The Silver Fox (who was being seriously, usefully sensible) advised against including two bottles of his whisky in my emergency kit. I took them out. I kept the gin though. I also put in 3 x 3 litres bottles of water that I had stored at the bottom of the pantry, though I had to dig my way through packets of spice and pasta and bottles of vinegar etc to get to them. I moved from room to room in a bit of a dream as we continued to be rocked by aftershocks. At one point SF stopped me, took a whistle out of his pocket, told me to put it on my keyring and keep it with me at all times. If I'm trapped anywhere as the result of an aftershock he wants me to be able to signal to rescuers where I am. It was the most romantic givt that anyone has ever given me, and that's including wookiees.
We shoved as much as we could into backpacks and a plastic storage container that we duct-taped to the top of the chilly-bin, I grabbed my bike and we moved off to Tulip's house. Because SF's car keys were back at his work (multilevel concrete building in the central city that HASN'T fallen down, thank God) we couldn't drive but the traffic was moving so slowly it hardly seemed like it would be worth the bother anyway. After checking in at Tulip's the Silver Fox and I continued on foot. Both of our mothers live in Linwood in houses that didn't suffer too badly in the initial quake so we were hopeful we could stay there and that we wouldn't need all of the emergency supplies.

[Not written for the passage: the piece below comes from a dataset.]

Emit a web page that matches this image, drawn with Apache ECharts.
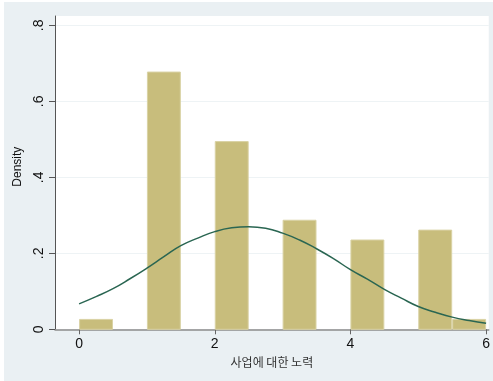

And so we walked the few kilometres eastward out of town like refugees. We were not alone. We passed barefoot office workers. People sat on their front fences in small groups, chatting, though mostly people looked haunted. Several people asked if we were all right but we were alive and walking around and had scavenged some possessions so I thought the all-rightness, in this context, was self-evident. The traffic moved at a snail's pace. I felt horribly tired all of a sudden. Each step was an effort. SF tried to cheer me on with the occasional grin but it required too much energy to respond in kind. At one point, while on Gloucester St, we passed a pile of bricks and wood that I remember as being a row of two-storey flats. A distant part of my brain registered that there might be people under all that. Another part of my brain just instructed my feet to keep moving in the same direction and not think about it. Nobody is searching through rubble so with false willful cheerfulness I assume that there was no one home at that place.
Nothing is where it used to be.
After that, my memory starts to become as fractured as the roads down which we trudged. I got no sleep to speak of on Tuesday night, though I have my scribbled notes to work from. More posts on day 2 and 3 will follow. In the meantime I am well. I have food, enough water for the time being, a bike to get around on, internet access and, most important of all, my loved ones. All of my friends and family have been accounted for, though the chances that an acquaintance or a friend of a friend has not been killed is fairly low. There are only a couple of degrees of separation in Christchurch. We all await the announcement of the names of the dead with great trepidation.
So far, we are doing as well as we can despite our world having tilted like a high-rise hotel. Thank you so much for your concern for my safety. Please hang onto that feeling in the months to come. We're going to need it.